WORK TO BE COMPLETED: Omit the pictures, then write out every entry exactly as it reads.

EXERCISE MATERIALS:
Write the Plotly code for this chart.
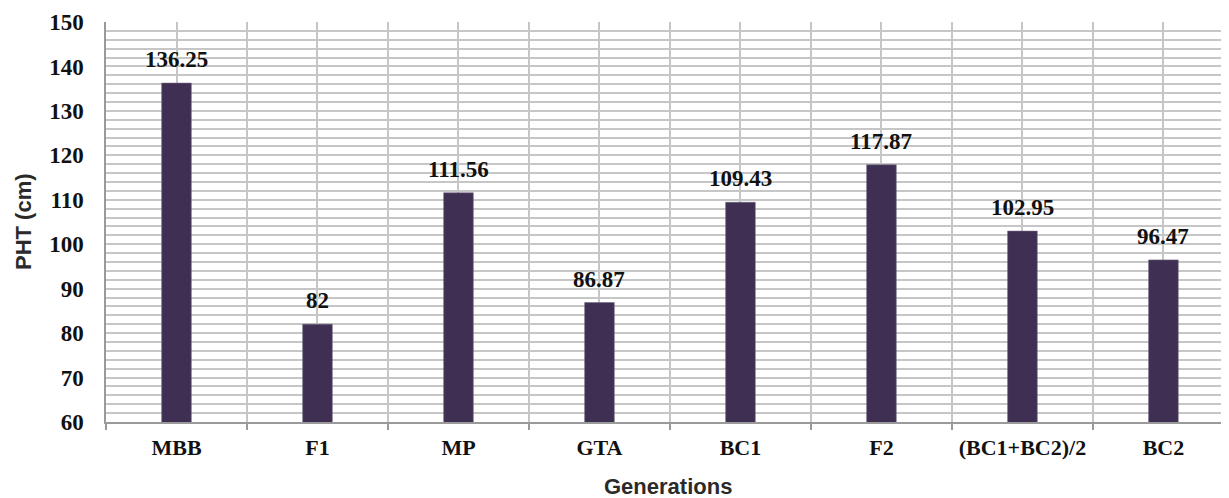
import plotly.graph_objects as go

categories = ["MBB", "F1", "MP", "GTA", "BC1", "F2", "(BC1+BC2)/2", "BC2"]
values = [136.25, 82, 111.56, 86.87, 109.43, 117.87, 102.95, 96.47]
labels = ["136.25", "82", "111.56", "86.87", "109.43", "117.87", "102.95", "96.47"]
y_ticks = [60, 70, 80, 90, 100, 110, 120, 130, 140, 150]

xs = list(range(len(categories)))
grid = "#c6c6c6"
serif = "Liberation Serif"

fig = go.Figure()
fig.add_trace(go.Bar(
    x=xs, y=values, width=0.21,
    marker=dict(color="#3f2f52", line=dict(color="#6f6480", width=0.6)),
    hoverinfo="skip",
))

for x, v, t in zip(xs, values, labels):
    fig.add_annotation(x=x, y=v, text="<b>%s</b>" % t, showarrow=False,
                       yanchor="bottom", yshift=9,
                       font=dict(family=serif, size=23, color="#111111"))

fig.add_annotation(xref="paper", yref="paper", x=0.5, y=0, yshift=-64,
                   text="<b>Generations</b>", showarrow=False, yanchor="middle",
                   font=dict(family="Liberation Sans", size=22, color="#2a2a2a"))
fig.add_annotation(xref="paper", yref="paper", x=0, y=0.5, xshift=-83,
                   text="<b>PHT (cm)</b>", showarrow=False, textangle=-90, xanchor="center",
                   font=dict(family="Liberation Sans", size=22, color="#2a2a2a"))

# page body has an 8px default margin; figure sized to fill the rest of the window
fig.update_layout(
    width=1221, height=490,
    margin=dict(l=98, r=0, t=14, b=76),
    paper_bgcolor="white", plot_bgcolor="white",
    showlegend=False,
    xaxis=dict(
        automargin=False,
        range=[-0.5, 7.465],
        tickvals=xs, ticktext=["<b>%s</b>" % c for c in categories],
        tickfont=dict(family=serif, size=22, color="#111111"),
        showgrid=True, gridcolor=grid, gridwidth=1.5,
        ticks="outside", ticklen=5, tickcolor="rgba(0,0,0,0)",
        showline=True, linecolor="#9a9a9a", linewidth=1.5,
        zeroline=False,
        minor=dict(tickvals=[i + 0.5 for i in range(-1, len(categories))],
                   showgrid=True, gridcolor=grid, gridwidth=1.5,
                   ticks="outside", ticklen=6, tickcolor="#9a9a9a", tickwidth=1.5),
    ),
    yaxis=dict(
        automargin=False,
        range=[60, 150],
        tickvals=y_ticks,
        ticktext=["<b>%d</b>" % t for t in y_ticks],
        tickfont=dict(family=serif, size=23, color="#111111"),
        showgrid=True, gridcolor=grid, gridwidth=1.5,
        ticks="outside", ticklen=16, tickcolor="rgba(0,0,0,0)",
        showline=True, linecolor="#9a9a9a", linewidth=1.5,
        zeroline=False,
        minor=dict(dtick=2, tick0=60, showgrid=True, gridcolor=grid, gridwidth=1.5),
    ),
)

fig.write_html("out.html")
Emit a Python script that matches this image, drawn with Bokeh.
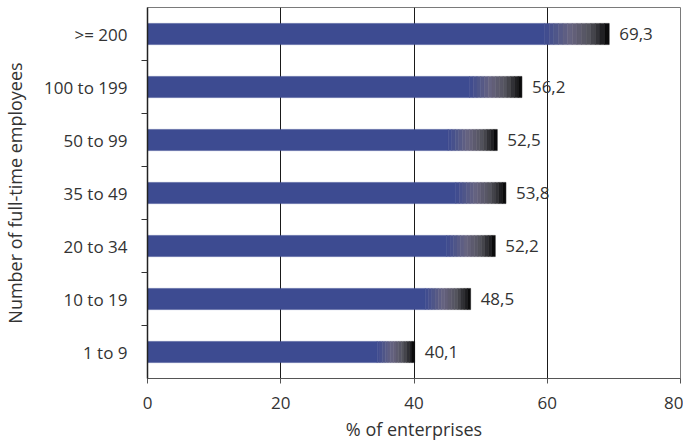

EXERCISE RESPONSE:
Write the Plotly code for this chart.
import plotly.graph_objects as go

categories = ["MBB", "F1", "MP", "GTA", "BC1", "F2", "(BC1+BC2)/2", "BC2"]
values = [136.25, 82, 111.56, 86.87, 109.43, 117.87, 102.95, 96.47]
labels = ["136.25", "82", "111.56", "86.87", "109.43", "117.87", "102.95", "96.47"]
y_ticks = [60, 70, 80, 90, 100, 110, 120, 130, 140, 150]

xs = list(range(len(categories)))
grid = "#c6c6c6"
serif = "Liberation Serif"

fig = go.Figure()
fig.add_trace(go.Bar(
    x=xs, y=values, width=0.21,
    marker=dict(color="#3f2f52", line=dict(color="#6f6480", width=0.6)),
    hoverinfo="skip",
))

for x, v, t in zip(xs, values, labels):
    fig.add_annotation(x=x, y=v, text="<b>%s</b>" % t, showarrow=False,
                       yanchor="bottom", yshift=9,
                       font=dict(family=serif, size=23, color="#111111"))

fig.add_annotation(xref="paper", yref="paper", x=0.5, y=0, yshift=-64,
                   text="<b>Generations</b>", showarrow=False, yanchor="middle",
                   font=dict(family="Liberation Sans", size=22, color="#2a2a2a"))
fig.add_annotation(xref="paper", yref="paper", x=0, y=0.5, xshift=-83,
                   text="<b>PHT (cm)</b>", showarrow=False, textangle=-90, xanchor="center",
                   font=dict(family="Liberation Sans", size=22, color="#2a2a2a"))

# page body has an 8px default margin; figure sized to fill the rest of the window
fig.update_layout(
    width=1221, height=490,
    margin=dict(l=98, r=0, t=14, b=76),
    paper_bgcolor="white", plot_bgcolor="white",
    showlegend=False,
    xaxis=dict(
        automargin=False,
        range=[-0.5, 7.465],
        tickvals=xs, ticktext=["<b>%s</b>" % c for c in categories],
        tickfont=dict(family=serif, size=22, color="#111111"),
        showgrid=True, gridcolor=grid, gridwidth=1.5,
        ticks="outside", ticklen=5, tickcolor="rgba(0,0,0,0)",
        showline=True, linecolor="#9a9a9a", linewidth=1.5,
        zeroline=False,
        minor=dict(tickvals=[i + 0.5 for i in range(-1, len(categories))],
                   showgrid=True, gridcolor=grid, gridwidth=1.5,
                   ticks="outside", ticklen=6, tickcolor="#9a9a9a", tickwidth=1.5),
    ),
    yaxis=dict(
        automargin=False,
        range=[60, 150],
        tickvals=y_ticks,
        ticktext=["<b>%d</b>" % t for t in y_ticks],
        tickfont=dict(family=serif, size=23, color="#111111"),
        showgrid=True, gridcolor=grid, gridwidth=1.5,
        ticks="outside", ticklen=16, tickcolor="rgba(0,0,0,0)",
        showline=True, linecolor="#9a9a9a", linewidth=1.5,
        zeroline=False,
        minor=dict(dtick=2, tick0=60, showgrid=True, gridcolor=grid, gridwidth=1.5),
    ),
)

fig.write_html("out.html")
Emit a Python script that matches this image, drawn with Bokeh.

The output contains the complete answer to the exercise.